駿馬、名騅。常騎之。於是項王乃悲歌忼慨、自為詩曰、
しゆんばあり、なはすゐ。つねにこれにきす。ここにおいてかうわうすなはちひかかうがいし、みずからしをつくりていはく、

「悲歌忼慨」は"悲しげに歌い、憤り嘆く"。
「為」は(つく-ル)と読み、その意でとる。


力抜山兮気蓋世 時不利兮騅不逝 騅不逝兮可奈何 虞兮虞兮奈若何
「ちからやまをぬききよをおほふ ときりあらずゆゐゆかず すゐのゆかざるいかんすべき ぐやぐやなんぢをいかんせん。」と。

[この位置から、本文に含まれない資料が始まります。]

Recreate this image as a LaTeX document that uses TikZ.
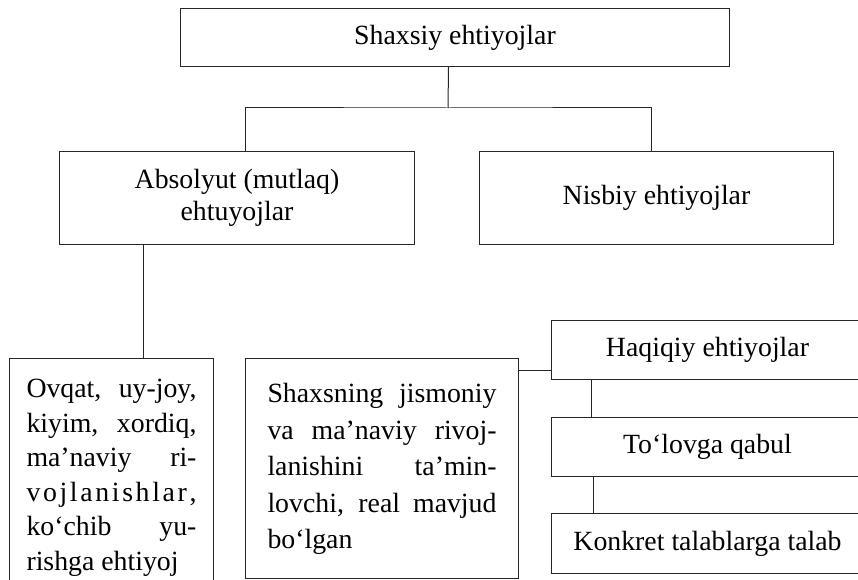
\documentclass[tikz,border=0pt]{standalone}
\usepackage{fontspec}
\setmainfont{Liberation Serif}
\newcommand\bigtext{\fontsize{27.8}{33}\selectfont}
\begin{document}
\begin{tikzpicture}[x=1pt,y=-1pt,
  box/.style={draw=black!85, line width=1pt, inner sep=0pt, anchor=north west, font=\bigtext},
  link/.style={draw=black!85, line width=1pt}]
\useasboundingbox (0,0) rectangle (858,580);
\fill[white] (0,0) rectangle (858,580);
\clip (0,0) rectangle (858,580);
% top level
\node[box, minimum width=549pt, minimum height=58pt] (top) at (180,8) {Shaxsiy ehtiyojlar};
% second level
\node[box, minimum width=355pt, minimum height=93pt, align=center,
      font=\fontsize{27.8}{31.5}\selectfont] (abs) at (59,151) {Absolyut (mutlaq)\\ehtuyojlar};
\node[box, minimum width=354pt, minimum height=93pt] (nis) at (479,151) {Nisbiy ehtiyojlar};
% third level, left
\node[box, minimum width=204pt] (ovq) at (9,358) {\parbox[t][240pt][t]{170pt}{\fontsize{27.8}{34.5}\selectfont
\rule{0pt}{39pt}\makebox[\linewidth][s]{Ovqat, uy-joy,}\\
\makebox[\linewidth][s]{kiyim, xordiq,}\\
\makebox[\linewidth][s]{ma’naviy ri-}\\
\makebox[\linewidth][s]{v\hfil o\hfil j\hfil l\hfil a\hfil n\hfil i\hfil s\hfil h\hfil l\hfil a\hfil r\hfil ,}\\
\makebox[\linewidth][s]{ko‘chib yu-}\\
rishga ehtiyoj}};
\node[box, minimum width=273pt] (shx) at (245,358) {\parbox[t][220pt][t]{229pt}{\fontsize{27.8}{36.5}\selectfont
\rule{0pt}{44pt}\makebox[\linewidth][s]{Shaxsning jismoniy}\\
\makebox[\linewidth][s]{va ma’naviy rivoj-}\\
\makebox[\linewidth][s]{lanishini ta’min-}\\
\makebox[\linewidth][s]{lovchi, real mavjud}\\
bo‘lgan}};
% right column
\node[box, minimum width=312pt, minimum height=59pt] (haq) at (551,320) {Haqiqiy ehtiyojlar};
\node[box, minimum width=312pt, minimum height=59pt] (tol) at (551,417) {To‘lovga qabul};
\node[box, minimum width=312pt, minimum height=60pt] (kon) at (551,513) {Konkret talablarga talab};
% connectors
\coordinate (j) at (448,108);
\draw[link] ([xshift=-6.5pt]top.south) -- (j);
\draw[link] ([xshift=8.5pt]abs.north) |- (j) -| ([xshift=-5pt]nis.north);
\draw[link] ([xshift=-93.5pt]abs.south) -- ([xshift=-93.5pt]abs.south |- ovq.north);
\coordinate (h) at ([yshift=-20.5pt]haq.west);
\draw[link] (shx.east |- h) -- (h);
\draw[link] ([xshift=40pt]haq.south west) -- ([xshift=40pt]tol.north west);
\draw[link] ([xshift=42pt]tol.south west) -- ([xshift=42pt]kon.north west);
\end{tikzpicture}
\end{document}
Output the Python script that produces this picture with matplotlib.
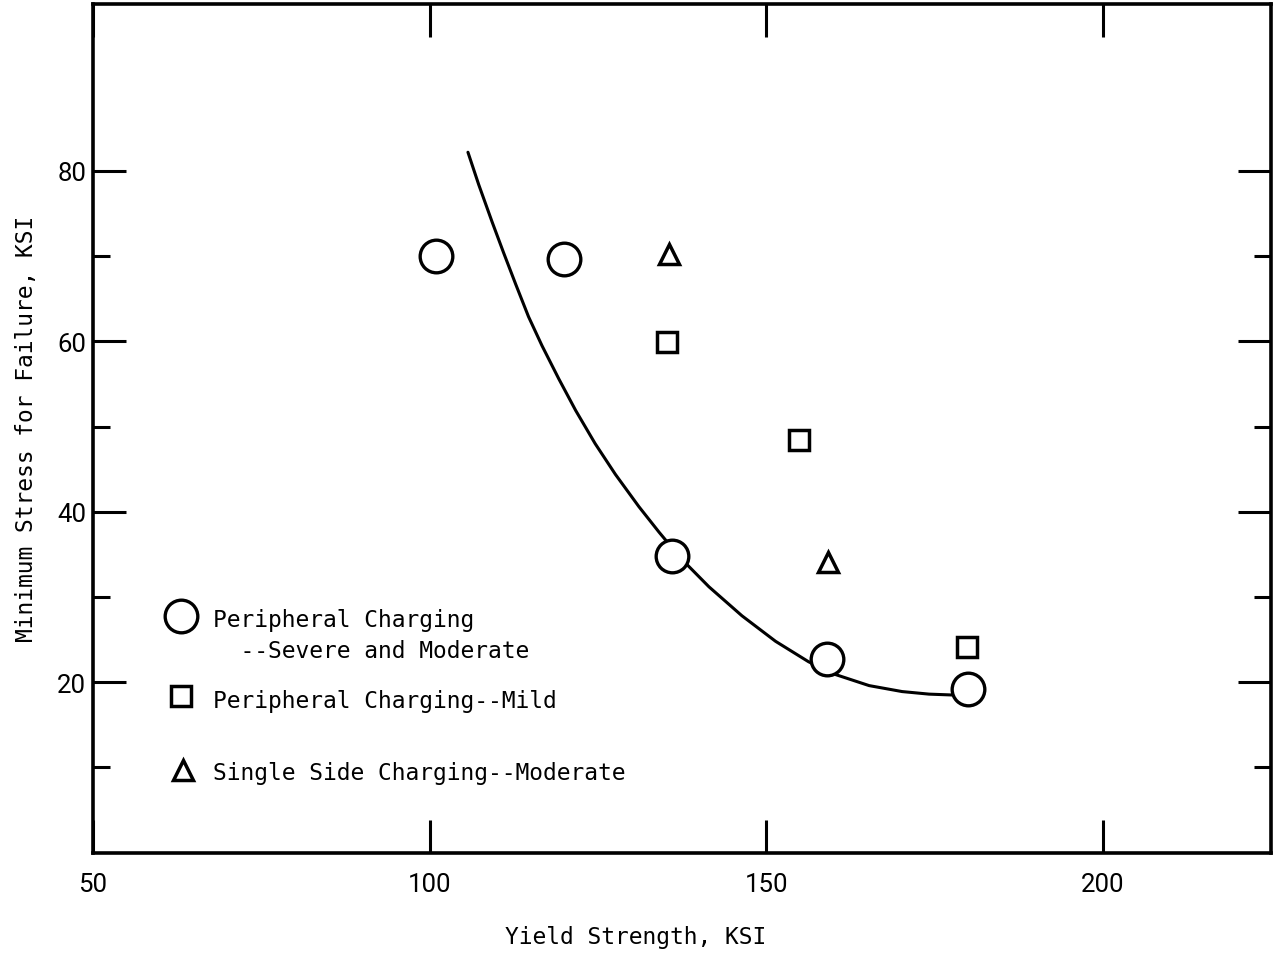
import matplotlib
matplotlib.use("Agg")
import matplotlib.pyplot as plt
from matplotlib import font_manager

# data
severe_x = [101, 120, 136, 159, 180]
severe_y = [70.0, 69.7, 34.8, 22.7, 19.2]

mild_x = [135.3, 154.9, 179.9]
mild_y = [59.9, 48.4, 24.1]

single_x = [135.6, 159.2]
single_y = [70.3, 34.1]

# hand-drawn fit curve
curve_x = [105.7, 107.3, 109.3, 111.0, 112.8, 114.7, 116.7, 119.2, 121.7, 124.6,
           127.6, 131.1, 134.1, 136.0, 138.0, 141.5, 146.4, 151.4, 156.3, 160.3,
           165.3, 170.2, 174.2, 177.6]
curve_y = [82.2, 78.4, 74.0, 70.4, 66.7, 62.9, 59.5, 55.6, 51.9, 48.0,
           44.4, 40.6, 37.6, 35.8, 34.0, 31.2, 27.8, 24.8, 22.4, 20.9,
           19.6, 18.9, 18.6, 18.5]

x_major = [50, 100, 150, 200]
y_major = [20, 40, 60, 80]
y_minor = [10, 30, 50, 70]

mono = "DejaVu Sans Mono"
names = {f.name for f in font_manager.fontManager.ttflist}
tick_font = "Liberation Sans Narrow" if "Liberation Sans Narrow" in names else "Roboto"

fig = plt.figure(figsize=(12.76, 9.54), dpi=100)
ax = fig.add_axes([93 / 1276, 1 - 853.6 / 954, 1178 / 1276, 848.6 / 954])

ax.plot(curve_x, curve_y, color="black", lw=2.2, solid_joinstyle="round", solid_capstyle="round")
ax.plot(severe_x, severe_y, "o", ms=23.5, mfc="white", mec="black", mew=2.4)
ax.plot(mild_x, mild_y, "s", ms=14.5, mfc="white", mec="black", mew=2.5)
ax.plot(single_x, single_y, "^", ms=15, mfc="white", mec="black", mew=2.5)

ax.set_xlim(50, 225)
ax.set_ylim(0, 99.6)

ax.set_xticks(x_major)
ax.set_yticks(y_major)
ax.set_yticks(y_minor, minor=True)
ax.tick_params(which="both", direction="in", top=True, right=True, width=2.2, color="black")
ax.tick_params(which="major", length=24)
ax.tick_params(which="minor", length=12)
ax.tick_params(axis="x", pad=14)
ax.tick_params(axis="y", pad=5)
for lab in ax.get_xticklabels() + ax.get_yticklabels():
    lab.set_fontfamily(tick_font)
    lab.set_fontsize(18.5)

for s in ax.spines.values():
    s.set_linewidth(2.6)

ax.set_xlabel("Yield Strength, KSI", family=mono, fontsize=16.5, labelpad=22)
ax.xaxis.set_label_coords(0.461, -0.085)
ax.set_ylabel("Minimum Stress for Failure, KSI", family=mono, fontsize=16.5, labelpad=14)

# legend drawn by hand, as in the original
tr = ax.transAxes
ax.plot([0.0747], [0.279], "o", ms=23.5, mfc="white", mec="black", mew=2.4, transform=tr)
ax.plot([0.0747], [0.1846], "s", ms=14.5, mfc="white", mec="black", mew=2.5, transform=tr)
ax.plot([0.0764], [0.0974], "^", ms=15, mfc="white", mec="black", mew=2.5, transform=tr)
ax.text(0.1019, 0.2667, "Peripheral Charging", family=mono, fontsize=16.5, transform=tr, va="baseline")
ax.text(0.1019, 0.2301, "  --Severe and Moderate", family=mono, fontsize=16.5, transform=tr, va="baseline")
ax.text(0.1019, 0.1712, "Peripheral Charging--Mild", family=mono, fontsize=16.5, transform=tr, va="baseline")
ax.text(0.1019, 0.0867, "Single Side Charging--Moderate", family=mono, fontsize=16.5, transform=tr, va="baseline")

fig.savefig("out.png", dpi=100)
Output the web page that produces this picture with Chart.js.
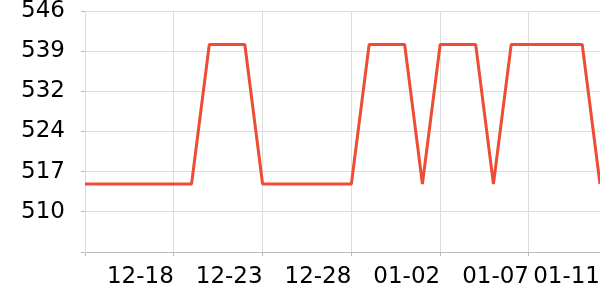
<!DOCTYPE html>
<html>
<head>
<meta charset="utf-8">
<script src="https://cdn.jsdelivr.net/npm/chart.js@4"></script>
<style>
html,body{margin:0;padding:0;background:#fff;}
#wrap{width:600px;height:300px;}
</style>
</head>
<body>
<div id="wrap"><canvas id="c" width="600" height="300"></canvas></div>
<script>
const categories = ["12-13","12-14","12-15","12-16","12-17","12-18","12-19","12-20","12-21","12-22","12-23","12-24","12-25","12-26","12-27","12-28","12-29","12-30","12-31","01-01","01-02","01-03","01-04","01-05","01-06","01-07","01-08","01-09","01-10","01-11"];
const values = [515,515,515,515,515,515,515,540,540,540,515,515,515,515,515,515,540,540,540,515,540,540,540,515,540,540,540,540,540,515];
const labeledIndices = [5,10,15,20,25,29];
const gridIndices = [0,5,10,15,20,25];
const yMin = 502.8, yMax = 546, yStep = 7.2;

function zeroPad(s) { s.paddingLeft = 0; s.paddingRight = 0; s.paddingTop = 0; s.paddingBottom = 0; }

new Chart(document.getElementById('c'), {
  type: 'line',
  data: {
    labels: categories,
    datasets: [{
      data: values,
      borderColor: '#ee4c34',
      borderWidth: 3,
      borderJoinStyle: 'bevel',
      pointRadius: 0,
      tension: 0,
      fill: false
    }]
  },
  options: {
    responsive: false,
    animation: false,
    layout: { padding: { top: 11, right: 0, left: 0, bottom: 0 } },
    plugins: { legend: { display: false }, tooltip: { enabled: false } },
    scales: {
      x: {
        offset: false,
        grid: {
          color: ctx => gridIndices.includes(ctx.index) ? '#dddddd' : 'rgba(0,0,0,0)',
          tickColor: ctx => gridIndices.includes(ctx.index) ? '#bbbbbb' : 'rgba(0,0,0,0)',
          tickLength: 4
        },
        border: { color: '#bbbbbb' },
        ticks: {
          autoSkip: false,
          maxRotation: 0,
          minRotation: 0,
          align: 'end',
          padding: 7,
          color: '#000',
          font: { family: 'DejaVu Sans', size: 23 },
          callback: function(v, i) { return labeledIndices.includes(i) ? categories[i] : ''; }
        },
        afterFit: s => { s.height = 48; zeroPad(s); }
      },
      y: {
        min: yMin,
        max: yMax,
        grid: { color: '#dddddd', tickColor: '#bbbbbb', tickLength: 4 },
        border: { color: '#dddddd' },
        ticks: {
          stepSize: yStep,
          padding: 16,
          color: '#000',
          font: { family: 'DejaVu Sans', size: 23 },
          callback: v => (Math.abs(v - yMin) < 0.01 ? '' : Math.round(v))
        },
        afterFit: s => { s.width = 85; zeroPad(s); }
      }
    }
  }
});
</script>
</body>
</html>
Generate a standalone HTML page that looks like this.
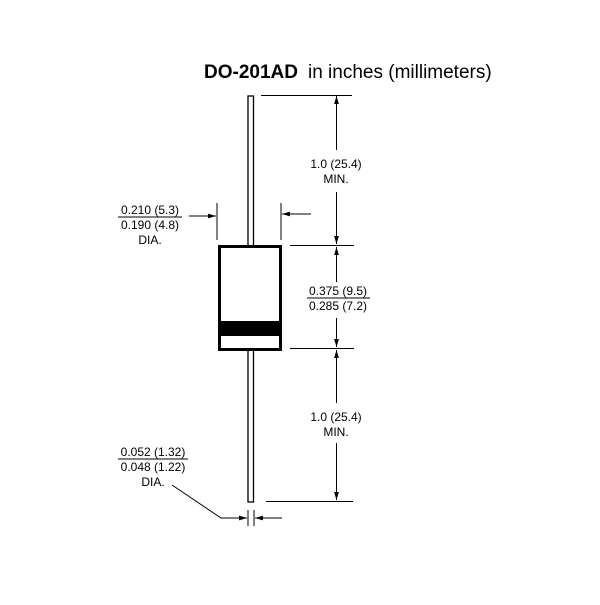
<!DOCTYPE html>
<html><head><style>body{margin:0;background:#fff}</style></head><body>
<svg width="600" height="600" xmlns="http://www.w3.org/2000/svg" font-family="Liberation Sans, sans-serif">
<defs><marker id="a" viewBox="0 0 10 10" refX="10" refY="5" markerWidth="8" markerHeight="8" orient="auto-start-reverse" markerUnits="userSpaceOnUse"><path d="M0,2 L10,5 L0,8 z" fill="#000"/></marker></defs>
<text x="204" y="78" font-size="19"><tspan font-weight="bold">DO-201AD</tspan><tspan dx="10">in inches (millimeters)</tspan></text>
<g stroke="#000" fill="none">
<rect x="248" y="96" width="5.5" height="150" stroke-width="1.3"/>
<rect x="248" y="350" width="5.5" height="152" stroke-width="1.3"/>
<rect x="219.5" y="246.5" width="61" height="103" stroke-width="3" fill="#fff"/>
</g>
<rect x="219" y="321" width="62" height="15" fill="#000"/>
<g stroke="#000" stroke-width="1">
<line x1="261" y1="95.5" x2="352" y2="95.5"/>
<line x1="290" y1="245.5" x2="354" y2="245.5"/>
<line x1="290" y1="348.5" x2="354" y2="348.5"/>
<line x1="266" y1="501.5" x2="353" y2="501.5"/>
<line x1="336.5" y1="150" x2="336.5" y2="96" marker-end="url(#a)"/>
<line x1="336.5" y1="192" x2="336.5" y2="244" marker-end="url(#a)"/>
<line x1="336.5" y1="282" x2="336.5" y2="247" marker-end="url(#a)"/>
<line x1="336.5" y1="318" x2="336.5" y2="347" marker-end="url(#a)"/>
<line x1="336.5" y1="403" x2="336.5" y2="350" marker-end="url(#a)"/>
<line x1="336.5" y1="443" x2="336.5" y2="500" marker-end="url(#a)"/>
<line x1="217" y1="203" x2="217" y2="240"/>
<line x1="281" y1="203" x2="281" y2="240"/>
<line x1="189" y1="216" x2="216" y2="216" marker-end="url(#a)"/>
<line x1="311" y1="214" x2="282" y2="214" marker-end="url(#a)"/>
<line x1="248" y1="510" x2="248" y2="526"/>
<line x1="254" y1="510" x2="254" y2="526"/>
<polyline points="172,485 221,518 247,518" fill="none" marker-end="url(#a)"/>
<line x1="282" y1="518" x2="255" y2="518" marker-end="url(#a)"/>
<line x1="118" y1="217" x2="182" y2="217"/>
<line x1="307" y1="298" x2="370" y2="298"/>
<line x1="118" y1="459" x2="188" y2="459"/>
</g>
<g font-size="12" text-anchor="middle">
<text x="336" y="168">1.0 (25.4)</text><text x="336" y="183">MIN.</text>
<text x="336" y="421">1.0 (25.4)</text><text x="336" y="436">MIN.</text>
<text x="150" y="214">0.210 (5.3)</text><text x="150" y="229">0.190 (4.8)</text><text x="150" y="244">DIA.</text>
<text x="338" y="295">0.375 (9.5)</text><text x="338" y="310">0.285 (7.2)</text>
<text x="153" y="456">0.052 (1.32)</text><text x="153" y="471">0.048 (1.22)</text><text x="153" y="486">DIA.</text>
</g>
</svg>
</body></html>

「抜」は訳しにくいが、城を落とす時にも「抜」を使うので、まあそんな感じのイメージだろう。
「兮」は音調を整え声を伸ばす時に用いられる助字で、主に南方で用いられた。
「奈何」は"どうしたらよいか"と手段や対策を問う。
"〜を"と目的語を入れる場合には、それを「奈」と「何」の間に入れる。


歌数闋、美人和之。項王泣数行下。左右皆泣、莫能仰視。
うたふことすうけつ、びじんこれにわす。かうわうなみだすうかうくだる。さいうみななき、よくあふぎみるものなし。

「闋」は歌を一回歌い終えること。
「和」は"応じる・こたえる"。
「左右」は"左右にいる者"であり、"側近"である。
「莫」は「無」に通じる。
「能」は可能の意の副詞である。


総括

項羽は秦を撃破した勇将にして大量殺戮者でもあり、
一方、秦を乗っ取るような形で漢王となった劉邦は意図的に残虐性を軽減した。
項羽はむかしの斉でも大量殺戮を行っていたので、
秦と斉の人は生き残るために劉邦と斉を制圧した韓信に頼るしかなかった。
紀元前203年11月、項羽は機動戦力の相当多数を司馬龍且に率いさせて韓信を攻めたが、
韓信がこれを大破すると天下の形勢が一気に傾き、
楚(項羽)の大司馬周殷すらが背き、韓信・彭越・劉賈と、続々と垓下に集まっていた。
四面楚歌はこのときの項羽の圧倒的敗勢を象徴するものであった。
この後、出身地の会稽方面に敗走した項羽がついに最期を迎えることになる。